Portsmouth administrator Andrew Andronikou has told Sky Sports News that he hopes a report sent out to creditors will iron out any differences between the club and other parties.
It has been revealed that cash-strapped Pompey's total debt is in excess of £120million, following a turbulent off-field spell at Fratton Park.
The club drew up a report to be sent out to creditors on Wednesday outlining the scale of Portsmouth's debts, with a meeting to be held on 6th May.
Andronikou admits the amounts outlined in the report may rise or fall, but insists the communication will be of benefit to the club.
"Once the report goes out to creditors, it will give the creditors an opportunity to write back and actually specify exactly what we do owe them so there may be a further variation in that figure," he said.
"It could go higher it could go lower. There is nothing better than having a third party confirm the exact balance between the club and the creditors.
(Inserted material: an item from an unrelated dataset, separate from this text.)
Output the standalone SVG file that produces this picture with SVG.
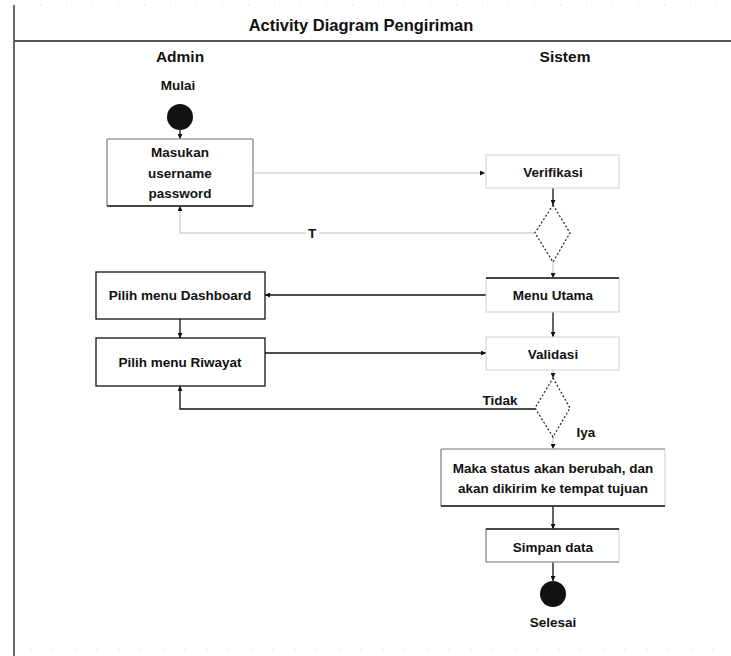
<svg xmlns="http://www.w3.org/2000/svg" width="731" height="656" viewBox="0 0 731 656">
<style>
text{font-family:"Liberation Sans",Arial,sans-serif;font-weight:bold;fill:#111;text-anchor:middle;font-size:13.5px}
.hdr{font-size:15.5px}
.ttl{font-size:16.5px}
.light{fill:#fff;stroke:#cfcfcf;stroke-width:1}
.box{fill:#fff;stroke:#111;stroke-width:1.3}
.edge{fill:none;stroke:#111;stroke-width:1.3}
.faint{fill:none;stroke:#bdbdbd;stroke-width:1}
.dark{stroke:#111;stroke-width:1.6}
.gray{stroke:#8a8a8a;stroke-width:1.2}
.dia{fill:#fff;stroke:#222;stroke-width:1.2;stroke-dasharray:2 2}
</style>
<defs>
<marker id="ah" viewBox="0 0 6 6" refX="6" refY="3" markerWidth="5" markerHeight="5" orient="auto" markerUnits="userSpaceOnUse">
<path d="M0,0 L6,3 L0,6 z" fill="#111"/>
</marker>
</defs>
<rect width="731" height="656" fill="#fff"/>
<g id="frame">
<line x1="14" y1="5" x2="731" y2="5" stroke="#c8c8c8" stroke-width="1" stroke-dasharray="1 25"/>
<line x1="30" y1="650" x2="731" y2="650" stroke="#e0e0e0" stroke-width="1" stroke-dasharray="2 20"/>
<line x1="14" y1="5" x2="14" y2="656" stroke="#6a6a6a" stroke-width="2"/>
<line x1="14" y1="41" x2="731" y2="41" stroke="#555" stroke-width="2"/>
<text class="ttl" x="361" y="31">Activity Diagram Pengiriman</text>
<text class="hdr" x="180" y="62">Admin</text>
<text class="hdr" x="565" y="62">Sistem</text>
</g>
<g id="connectors">
<line class="edge" x1="180" y1="130" x2="180" y2="139" marker-end="url(#ah)"/>
<line class="faint" x1="253" y1="173" x2="485" y2="173" marker-end="url(#ah)"/>
<line class="edge" x1="553" y1="188" x2="553" y2="205" marker-end="url(#ah)"/>
<polyline class="faint" points="535,233 180,233 180,206" marker-end="url(#ah)"/>
<line class="faint" x1="553" y1="262" x2="553" y2="278" marker-end="url(#ah)"/>
<line class="edge" x1="486" y1="295" x2="265" y2="295" marker-end="url(#ah)"/>
<line class="edge" x1="180" y1="319" x2="180" y2="338" marker-end="url(#ah)"/>
<line class="edge" x1="553" y1="312" x2="553" y2="337" marker-end="url(#ah)"/>
<line class="edge" x1="265" y1="353" x2="486" y2="353" marker-end="url(#ah)"/>
<line class="faint" x1="553" y1="370" x2="553" y2="378" marker-end="url(#ah)"/>
<polyline class="edge" points="535,409 180,409 180,386" marker-end="url(#ah)"/>
<line class="faint" x1="553" y1="437" x2="553" y2="449" marker-end="url(#ah)"/>
<line class="edge" x1="553" y1="506" x2="553" y2="529" marker-end="url(#ah)"/>
<line class="edge" x1="553" y1="562" x2="553" y2="581" marker-end="url(#ah)"/>
<rect x="306" y="226" width="13" height="14" fill="#fff"/>
<text x="312" y="238">T</text>
<text x="500" y="405">Tidak</text>
<text x="586" y="437">Iya</text>
</g>
<g id="start">
<text x="178" y="90">Mulai</text>
<circle cx="180" cy="117" r="13" fill="#111"/>
</g>
<g id="masukan">
<rect class="light" x="107" y="139" width="146" height="67"/>
<line class="gray" x1="107" y1="139" x2="253" y2="139"/>
<line class="gray" x1="107" y1="139" x2="107" y2="206"/>
<line class="gray" x1="253" y1="139" x2="253" y2="206"/>
<line class="dark" x1="107" y1="206" x2="253" y2="206"/>
<text x="180" y="157">Masukan</text>
<text x="180" y="178">username</text>
<text x="180" y="198">password</text>
</g>
<g id="verifikasi">
<rect class="light" x="486" y="155" width="133" height="33"/>
<text x="553" y="177">Verifikasi</text>
</g>
<g id="decision1">
<polygon class="dia" points="553,205 570,233 553,262 535,233"/>
</g>
<g id="menuutama">
<rect class="light" x="486" y="278" width="133" height="34"/>
<line class="dark" x1="486" y1="278" x2="619" y2="278"/>
<text x="553" y="300">Menu Utama</text>
</g>
<g id="dashboard">
<rect class="box" x="96" y="272" width="169" height="47"/>
<text x="180" y="300">Pilih menu Dashboard</text>
</g>
<g id="riwayat">
<rect class="box" x="96" y="338" width="169" height="48"/>
<text x="180" y="367">Pilih menu Riwayat</text>
</g>
<g id="validasi">
<rect class="light" x="486" y="337" width="133" height="33"/>
<text x="553" y="359">Validasi</text>
</g>
<g id="decision2">
<polygon class="dia" points="553,378 570,408 553,437 535,408"/>
</g>
<g id="status">
<rect class="light" x="441" y="449" width="224" height="57"/>
<line class="gray" x1="441" y1="449" x2="665" y2="449"/>
<line class="gray" x1="441" y1="449" x2="441" y2="506"/>
<line class="dark" x1="441" y1="506" x2="665" y2="506"/>
<text x="553" y="473">Maka status akan berubah, dan</text>
<text x="553" y="493">akan dikirim ke tempat tujuan</text>
</g>
<g id="simpan">
<rect class="light" x="486" y="529" width="133" height="33"/>
<line class="gray" x1="486" y1="529" x2="486" y2="562"/>
<line class="gray" x1="486" y1="562" x2="619" y2="562"/>
<line class="dark" x1="486" y1="529" x2="619" y2="529"/>
<text x="553" y="552">Simpan data</text>
</g>
<g id="end">
<circle cx="553" cy="594" r="13" fill="#111"/>
<text x="553" y="627">Selesai</text>
</g>
</svg>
"As far as I'm concerned the document is as accurate as we can get it to date.
"The process of sending out this report and the process of communicating back will certainly iron out any differences between the two parties."
Certain quarters have suggested that the Pompey administrator has deliberately inflated the club's debt in the report so as to strike a deal with the creditors sooner rather than later.
However, Andronikou firmly denied that accusation. When asked if he had done so, he added: "Not at all. I haven't got the ability of inflating the liabilities."
Local trade creditors could be the biggest losers in Portsmouth's spectacular collapse, but Andronikou is keen to ensure they are not hit too hard.
He remarked: "Obviously it's my responsibility to ensure that we maximise the return to that community of creditors.
"Portsmouth is very much a community club.
"By ensuring the club survives and continues to play football, the local supply base will have an opportunity to mitigate its historic losses."
One of the most remarkable revelations in the report is that Pompey could be forced to pay Tottenham £1million for the sale of goalkeeper Asmir Begovic, even though he has never played for the club.
Begovic was linked with a switch to Spurs when the transfer of Younes Kaboul from Fratton Park to White Hart Lane was going through in January, but the 22-year-old opted to join Stoke instead.
Even though the Bosnia international has never played for Tottenham, there could be a clause in his transfer deal that obliges Pompey to pay a fee to the North Londoners.
Asked why the club may have to stump up for the young keeper, Andronikou said: "I haven't got the answer yet, we'll be writing to Tottenham to actually get a better understanding of how this liability has arisen.
"I haven't seen the paperwork. I've seen an invoice from Tottenham in respect of the sale of the Portsmouth keeper to Stoke but I don't actually know how it relates to Tottenham.
"It may well be that Spurs had an option on the player and as a result of the club selling it to Stoke, a liability arose. We really need to speak to Spurs on the matter.
"It doesn't surprise me, I just don't understand it.
"(The club will pay £1million) only if Portsmouth PLC have an obligation to do so.
"There is documentation to support it, we need to understand how the liability arose."
Meanwhile, Andronikou revealed he has not heard anything back from Rob Lloyd, who is thought to be fronting an investor interested in buying the club, but expects some correspondence in the next few weeks.
"I've heard very little from him in the last week or so," he added. "I understand that his group will be writing to us with an offer and we await that correspondence.
"I've been told that I'll be receiving (an offer) in the next few weeks so we'll wait and see."